El modelo europeo ofrece a la región algo que ni el Washington actual ni Pekín pueden replicar: una vocación normativa que se expresa a través de acuerdos de asociación negociados entre partes que se reconocen como iguales. Acuerdos que fijan, por consentimiento mutuo, las reglas para comerciar, invertir, cooperar y resolver diferendos, y que incorporan altos estándares ambientales, laborales y digitales para promover un desarrollo sostenible. Acuerdos que, además, se asientan en —y son consistentes con— la arquitectura multilateral de comercio.

La UE no desembarca en la región como recién llegada, sino como principal origen del stock de inversión extranjera directa en América Latina y el Caribe, con España como punta de lanza en banca, telecomunicaciones, servicios, infraestructuras, turismo y comercio. Las empresas europeas llevan mucho tiempo en la región, conocen el terreno desde la trinchera y saben transitar incluso los caminos más escarpados. Salvo excepciones, la mayoría siguen apostando por la región y reinvierten sus utilidades en proyectos de transformación y expansión.

Más aún. Una vez ratificado el acuerdo UE–Mercosur, Europa contará con una densa red de acuerdos comerciales que abarcará el 95% del PIB latinoamericano. Por cierto, esta red de acuerdos de la UE con América Latina responde a necesidades europeas muy claras: defender el multilateralismo; fijar altos estándares globales ambientales, laborales y digitales; diversificar mercados ante el proteccionismo norteamericano; y diversificar fuentes de materias primas críticas, tierras raras y energías renovables para reducir la dependencia de China y Rusia.

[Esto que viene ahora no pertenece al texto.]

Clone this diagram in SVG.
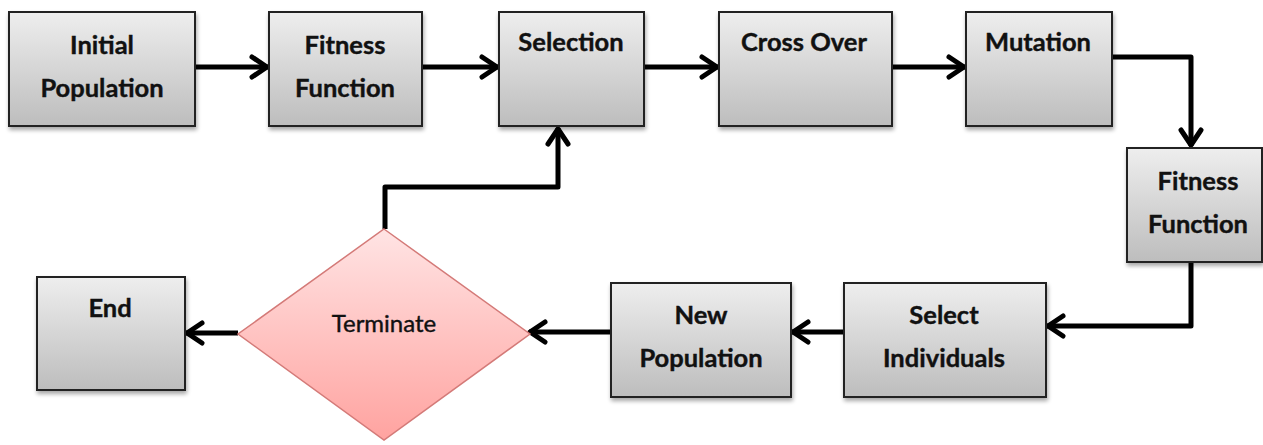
<svg xmlns="http://www.w3.org/2000/svg" width="1263" height="445" viewBox="0 0 1263 445">
<defs>
<linearGradient id="gbox" x1="0" y1="0" x2="0" y2="1">
<stop offset="0" stop-color="#eeeeee"/>
<stop offset="1" stop-color="#bdbdbd"/>
</linearGradient>
<linearGradient id="gdia" x1="0" y1="0" x2="0" y2="1">
<stop offset="0" stop-color="#ffe4e4"/>
<stop offset="1" stop-color="#ffa3a0"/>
</linearGradient>
<filter id="sh" x="-10%" y="-10%" width="130%" height="130%">
<feGaussianBlur in="SourceAlpha" stdDeviation="2"/>
<feOffset dx="1" dy="3"/>
<feComponentTransfer><feFuncA type="linear" slope="0.35"/></feComponentTransfer>
<feMerge><feMergeNode/><feMergeNode in="SourceGraphic"/></feMerge>
</filter>
<marker id="arr" markerUnits="userSpaceOnUse" viewBox="0 0 22 26" refX="20" refY="13" markerWidth="22" markerHeight="26" orient="auto">
<path d="M4,3 L19,13 L4,23" fill="none" stroke="#000" stroke-width="5" stroke-linecap="round" stroke-linejoin="round"/>
</marker>
</defs>
<style>
.box{fill:url(#gbox);stroke:#222;stroke-width:2;filter:url(#sh)}
.dia{fill:url(#gdia);stroke:#d47a78;stroke-width:1.5}
.t{font-family:Lato,"Open Sans",sans-serif;font-weight:bold;font-size:25.5px;fill:#111;stroke:#111;stroke-width:0.4;text-anchor:middle}
.td{font-family:Lato,"Open Sans",sans-serif;font-size:24px;fill:#111;stroke:#111;stroke-width:0.4;text-anchor:middle}
.c{fill:none;stroke:#000;stroke-width:5;stroke-linejoin:round;marker-end:url(#arr)}
</style>
<g id="connectors">
<path class="c" d="M195,67 L268,67"/>
<path class="c" d="M422,67 L498,67"/>
<path class="c" d="M644,67 L718,67"/>
<path class="c" d="M892,67 L965,67"/>
<path class="c" d="M1112,57 L1191,57 L1191,146"/>
<path class="c" d="M1191,262 L1191,326 L1047,326"/>
<path class="c" d="M844,332 L792,332"/>
<path class="c" d="M611,332 L529,332"/>
<path class="c" d="M238,333 L186,333"/>
<path class="c" d="M385,229 L385,187 L558,187 L558,128"/>
</g>
<g id="n-initial"><rect class="box" x="9" y="12" width="186" height="114"/><text class="t" x="102" y="54">Initial</text><text class="t" x="102" y="97">Population</text></g>
<g id="n-fitness1"><rect class="box" x="269" y="12" width="153" height="114"/><text class="t" x="345" y="54">Fitness</text><text class="t" x="345" y="97">Function</text></g>
<g id="n-selection"><rect class="box" x="499" y="12" width="145" height="114"/><text class="t" x="571" y="51">Selection</text></g>
<g id="n-crossover"><rect class="box" x="719" y="12" width="173" height="114"/><text class="t" x="804" y="51">Cross Over</text></g>
<g id="n-mutation"><rect class="box" x="966" y="12" width="146" height="114"/><text class="t" x="1038" y="51">Mutation</text></g>
<g id="n-fitness2"><rect class="box" x="1127" y="148" width="135" height="114"/><text class="t" x="1198" y="190">Fitness</text><text class="t" x="1198" y="233">Function</text></g>
<g id="n-select"><rect class="box" x="844" y="283" width="202" height="114"/><text class="t" x="944" y="324">Select</text><text class="t" x="944" y="367">Individuals</text></g>
<g id="n-newpop"><rect class="box" x="611" y="283" width="180" height="114"/><text class="t" x="701" y="324">New</text><text class="t" x="701" y="367">Population</text></g>
<g id="n-terminate"><polygon class="dia" points="384,229 530,334 384,440 238,334"/><text class="td" x="384" y="332">Terminate</text></g>
<g id="n-end"><rect class="box" x="37" y="277" width="148" height="113"/><text class="t" x="110" y="317">End</text></g>
</svg>
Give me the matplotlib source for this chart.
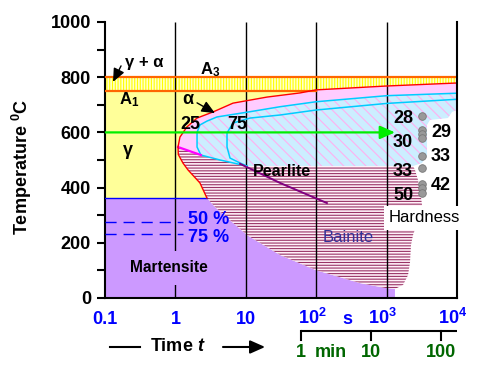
import numpy as np
import matplotlib
matplotlib.use('Agg')
import matplotlib.pyplot as plt
import matplotlib.transforms as mtransforms
from matplotlib.patches import FancyArrowPatch
from matplotlib.ticker import NullLocator

plt.rcParams['font.family'] = ['Liberation Sans', 'DejaVu Sans']
plt.rcParams['mathtext.fontset'] = 'custom'
plt.rcParams['mathtext.rm'] = 'Liberation Sans:bold'
plt.rcParams['mathtext.bf'] = 'Liberation Sans:bold'
plt.rcParams['mathtext.it'] = 'Liberation Sans:bold:italic'
plt.rcParams['hatch.linewidth'] = 0.8

# ---------------- data ----------------
A3 = 800
A1 = 750
Ms = 362
M50 = 274
M75 = 232
T_iso = 600

# pearlite start curve (red)
red_t = [10000, 977, 99, 58.9, 20, 6.58, 3.42, 2.03, 1.46, 1.16, 1.09, 1.10, 1.28, 1.51, 2.23, 2.81, 3.65]
red_T = [779, 768, 754, 743, 728, 706, 674, 652, 620, 583, 547, 520, 489, 464, 417, 362, 330]
nose = 10
# 25 % and 75 % transformation curves (cyan)
c25_t = [10000, 1000, 99, 30.6, 11.5, 3.9, 2.81, 2.23, 2.03, 2.03, 2.03, 2.3, 4.31, 10.4]
c25_T = [742, 733, 711, 693, 675, 656, 641, 627, 600, 580, 547, 518, 500, 478]
c75_t = [10000, 1000, 99, 30.6, 11.5, 6.58, 5.41, 5.41, 5.41, 5.97, 8.3, 10.4]
c75_T = [720, 705, 681, 663, 652, 634, 598, 572, 547, 507, 489, 478]
# pearlite / bainite separation (magenta)
mag_t = [1.09, 2.3]
mag_T = [547, 518]
# right edge of pearlite field
pe_t = [2370, 3185, 3750, 3750, 4130, 7450, 8490, 10000]
pe_T = [478, 489, 518, 627, 645, 652, 674, 681]
# right edge of bainite field
be_t = [2370, 2530, 2790, 2980, 3185, 2980, 2370, 2220, 2150, 2015, 1710, 1315]
be_T = [478, 464, 428, 391, 337, 301, 228, 192, 130, 83, 47, 33]
# martensite boundary
ms_t = [2.81, 3.65, 10.4, 30.6, 99, 419, 977, 1315]
ms_T = [362, 330, 228, 156, 101, 54, 36, 33]
# bainite inner line (purple)
bl_t = [8.3, 30.6, 142]
bl_T = [486, 417, 344]

# hardness
hard_left = ['28', '30', '33', '50']
hard_left_T = [649, 565, 460, 373]
hard_right = ['29', '33', '42']
hard_right_T = [601, 511, 409]
dot_T = [659, 609, 594, 580, 514, 471, 413, 399, 380]
t_left, t_dots, t_right = 1710, 3185, 5930

xticks = [0.1, 1, 10, 100, 1000, 10000]
xtick_labels = ['0.1', '1', '10', r'$10^2$', r'$10^3$', r'$10^4$']
min_ticks = [60, 600, 6000]
min_labels = ['1', '10', '100']

# ---------------- figure ----------------
fig = plt.figure(figsize=(4.84, 3.72), dpi=100)
ax = fig.add_axes([105/484, 74/372, 352/484, 276/372])
ax.set_xscale('log')
ax.set_xlim(0.1, 10000)
ax.set_ylim(0, 1000)

t_a1 = 10 ** np.interp(A1, [red_T[3], red_T[2]], np.log10([red_t[3], red_t[2]]))

# yellow austenite
yt = [0.1, 0.1, t_a1] + red_t[3:16]
yT = [Ms, A1, A1] + red_T[3:16]
ax.fill(yt, yT, facecolor='#FFFF99', lw=0, zorder=1)

# striped band A1..A3
bt = [0.1, t_a1] + red_t[2::-1] + [10000, 0.1]
bT = [A1, A1] + red_T[2::-1] + [A3, A3]
ax.fill(bt, bT, facecolor='#FFFFCC', edgecolor='#FFFF00', hatch='||||||', lw=0, zorder=1)

# martensite
mt = [0.1, 0.1] + ms_t + [ms_t[-1]]
mT = [0, Ms] + ms_T + [0]
ax.fill(mt, mT, facecolor='#CC99FF', lw=0, zorder=1)

# pink (pearlite start region)
pt = red_t[:nose+1] + c25_t[11::-1]
pT = red_T[:nose+1] + c25_T[11::-1]
ax.fill(pt, pT, facecolor='#FFCCFF', lw=0, zorder=1)

# pearlite hatched
ht = c25_t + pe_t
hT = c25_T + pe_T
ax.fill(ht, hT, facecolor='#CCEEFF', edgecolor='#FFB0F0', hatch='\\\\\\', lw=0, zorder=1)

# bainite hatched
bnt = [red_t[nose]] + c25_t[11:] + be_t + ms_t[6:0:-1] + red_t[15:nose:-1]
bnT = [red_T[nose]] + c25_T[11:] + be_T + ms_T[6:0:-1] + red_T[15:nose:-1]
ax.fill(bnt, bnT, facecolor='#FFF0F8', edgecolor='#993366', hatch='------', lw=0, zorder=1)

# grid lines
ax.vlines([1, 10, 100, 1000], 0, 1000, color='black', lw=1, zorder=2)

# curves
ax.plot([0.1, 10000], [A3, A3], color='#FF6600', lw=1.6, zorder=3)
ax.plot([0.1, red_t[2]], [A1, A1], color='#FF6600', lw=1.6, zorder=3)
ax.plot(red_t[:16], red_T[:16], color='#FF0000', lw=1.0, zorder=4)
ax.plot(c25_t, c25_T, color='#00CCFF', lw=1.1, zorder=3)
ax.plot(c75_t, c75_T, color='#00CCFF', lw=1.1, zorder=3)
ax.plot(mag_t, mag_T, color='#FF00FF', lw=1.6, zorder=3)
ax.plot(bl_t, bl_T, color='#800080', lw=1.4, zorder=3)
ax.plot([0.1, ms_t[0]], [Ms, Ms], color='#0000FF', lw=1.0, zorder=3)
ax.plot([0.1, 1.28], [M50, M50], color='#0000FF', lw=1.0, ls=(0, (8, 5)), zorder=3)
ax.plot([0.1, 1.28], [M75, M75], color='#0000FF', lw=1.0, ls=(0, (8, 5)), zorder=3)

# isothermal arrow
ax.add_patch(FancyArrowPatch((0.1, T_iso), (1315, T_iso), arrowstyle='-|>,head_length=0.9,head_width=0.4',
                             mutation_scale=10, color='#00EE00', lw=1.6, zorder=5,
                             shrinkA=0, shrinkB=0))

# hardness dots
ax.scatter([t_dots]*len(dot_T), dot_T, s=30, facecolor='#999999', edgecolor='#777777', lw=0.6, zorder=6)
for s, T in zip(hard_left, hard_left_T):
    ax.text(t_left, T, s, ha='center', va='center', fontsize=13, fontweight='bold', zorder=7)
for s, T in zip(hard_right, hard_right_T):
    ax.text(t_right, T, s, ha='center', va='center', fontsize=13, fontweight='bold', zorder=7)
ax.text(3400, 290, 'Hardness', ha='center', va='center', fontsize=12, zorder=10,
        bbox=dict(boxstyle='square,pad=0.25', facecolor='white', edgecolor='none'), clip_on=False)

# labels inside
ax.text(0.358, 855, 'γ + α', ha='center', va='center', fontsize=12, fontweight='bold', zorder=7)
ax.annotate('', xy=(0.130, 783), xytext=(0.169, 841),
            arrowprops=dict(arrowstyle='-|>,head_length=0.8,head_width=0.35', color='black', lw=1,
                            shrinkA=0, shrinkB=0), zorder=7)
ax.text(3.1, 826, r'A$_3$', ha='center', va='center', fontsize=12, fontweight='bold', zorder=7)
ax.text(0.219, 717, r'A$_1$', ha='center', va='center', fontsize=12, fontweight='bold', zorder=7)
ax.text(1.51, 721, 'α', ha='center', va='center', fontsize=13, fontweight='bold', zorder=7)
ax.annotate('', xy=(3.65, 670), xytext=(2.03, 707),
            arrowprops=dict(arrowstyle='-|>,head_length=0.8,head_width=0.35', color='black', lw=1,
                            shrinkA=0, shrinkB=0), zorder=7)
ax.text(1.61, 630, '25', ha='center', va='center', fontsize=13, fontweight='bold', zorder=7)
ax.text(7.5, 630, '75', ha='center', va='center', fontsize=13, fontweight='bold', zorder=7)
ax.text(0.21, 536, 'γ', ha='center', va='center', fontsize=13, fontweight='bold', zorder=7)
ax.text(32.7, 460, 'Pearlite', ha='center', va='center', fontsize=11.5, fontweight='bold', zorder=7)
ax.text(3.0, 283, '50 %', ha='center', va='center', fontsize=13, fontweight='bold', color='#0000FF', zorder=7)
ax.text(3.0, 221, '75 %', ha='center', va='center', fontsize=13, fontweight='bold', color='#0000FF', zorder=7)
ax.text(0.81, 109, 'Martensite', ha='center', va='center', fontsize=11.2, fontweight='bold', zorder=7,
        bbox=dict(boxstyle='square,pad=0.6', facecolor='#CC99FF', edgecolor='none'))
ax.text(283, 221, 'Bainite', ha='center', va='center', fontsize=12, color='#333399', zorder=7)

# axes styling
for sp in ['left', 'bottom', 'right']:
    ax.spines[sp].set_linewidth(1.5)
ax.spines['top'].set_visible(False)
ax.spines['right'].set_zorder(4)
ax.set_yticks(range(0, 1001, 200))
ax.set_yticks(range(100, 1000, 200), minor=True)
ax.tick_params(axis='y', which='both', direction='out', length=6, width=1.5, pad=4,
               labelsize=13)
for lab in ax.get_yticklabels():
    lab.set_fontweight('bold')
ax.xaxis.set_major_locator(NullLocator())
ax.xaxis.set_minor_locator(NullLocator())
ax.set_ylabel(r'Temperature $^0$C', fontsize=13, fontweight='bold')
ax.yaxis.set_label_coords(-0.2017, 0.475)

# x tick labels (manual)
xt = ax.get_xaxis_transform()
for t, s in zip(xticks, xtick_labels):
    off = -4 if '^' in s else 0
    tr = mtransforms.offset_copy(xt, fig=fig, x=off, y=0, units='dots')
    ax.text(t, -0.094, s, transform=tr, ha='center', va='baseline', fontsize=13,
            fontweight='bold', color='#0000FF', clip_on=False)
ax.text(274, -0.094, 's', transform=xt, ha='center', va='baseline', fontsize=13,
        fontweight='bold', color='#0000FF', clip_on=False)

# time arrow
ax.text(1.09, -0.1775, r'Time $t$', transform=xt, ha='center', va='center', fontsize=13,
        fontweight='bold', clip_on=False)
ax.plot([0.118, 0.314], [-0.1775, -0.1775], transform=xt, color='black', lw=1.5, clip_on=False)
ax.add_patch(FancyArrowPatch((4.74, -0.1775), (18.8, -0.1775), transform=xt,
                             arrowstyle='-|>,head_length=0.9,head_width=0.4', mutation_scale=10,
                             color='black', lw=1.5, clip_on=False, shrinkA=0, shrinkB=0))

# minute axis
ax.plot([min_ticks[0], 10000], [-0.1185, -0.1185], transform=xt, color='black', lw=1.5,
        clip_on=False, solid_capstyle='butt')
for t in min_ticks:
    ax.plot([t, t], [-0.1185, -0.152], transform=xt, color='black', lw=1.5, clip_on=False)
for t, s in zip(min_ticks, min_labels):
    ax.text(t, -0.199, s, transform=xt, ha='center', va='center', fontsize=13,
            fontweight='bold', color='#006600', clip_on=False)
ax.text(160, -0.199, 'min', transform=xt, ha='center', va='center', fontsize=13,
        fontweight='bold', color='#006600', clip_on=False)

fig.savefig('out.png', dpi=100)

Al mismo tiempo, estos acuerdos abren una gran oportunidad para América Latina: recibir una inyección de capital, tecnología y know-how europeos para transformar su matriz productiva mediante el desarrollo de cadenas productivas birregionales, limpias y de alto valor añadido. Esas cadenas van desde la extracción y el procesamiento del litio o el cobre y la producción de energías renovables, pasando por la fabricación de baterías y automóviles eléctricos, la producción de hidrógeno verde y manufacturas descarbonizadas, y llegando hasta el desarrollo de la infraestructura de IA, todo ello bajo los altos estándares europeos. En otras palabras, producir conjuntamente los bienes y servicios que definirán la economía descarbonizada y digital del siglo XXI.

El modelo europeo es exigente, sí, en términos de normas y estándares. Y por ende un modelo caro en relación con sus competidores. Pero que sea relativamente más caro por sus exigencias no significa que no tenga compradores: los tiene. Es el único que encaja de forma natural con una agenda latinoamericana de desarrollo económico en democracia. Reconoce a la región como socio estratégico; tiene un interés directo, en el marco del Pacto Verde y la transición digital, en desarrollar sectores donde América Latina quiere y puede crecer; y se asienta en un lenguaje de derechos, normas ambientales, trabajo decente, protección social y multilateralismo que forman parte de la agenda aspiracional de la mayoría de nuestras sociedades.

América Latina en su conjunto —y muy en particular Mercosur— tiene por delante una decisión estratégica. La apuesta por el modelo europeo de desarrollo es la opción que, a medio plazo, ofrece mayores recompensas para el desarrollo de la región. El Brasil de Lula y la Argentina de Milei, en las antípodas ideológicas, apoyan el acuerdo UE-Mercosur.

En esta fase del proceso de ratificación del acuerdo, la UE se juega su reputación y credibilidad como la tercera vía entre los grandes bloques a ojos de muchos países emergentes —o del Sur Global, como se prefiera llamarlos—. La Comisión Europea ya hizo su trabajo. El Consejo de la UE y el Parlamento Europeo tienen la palabra.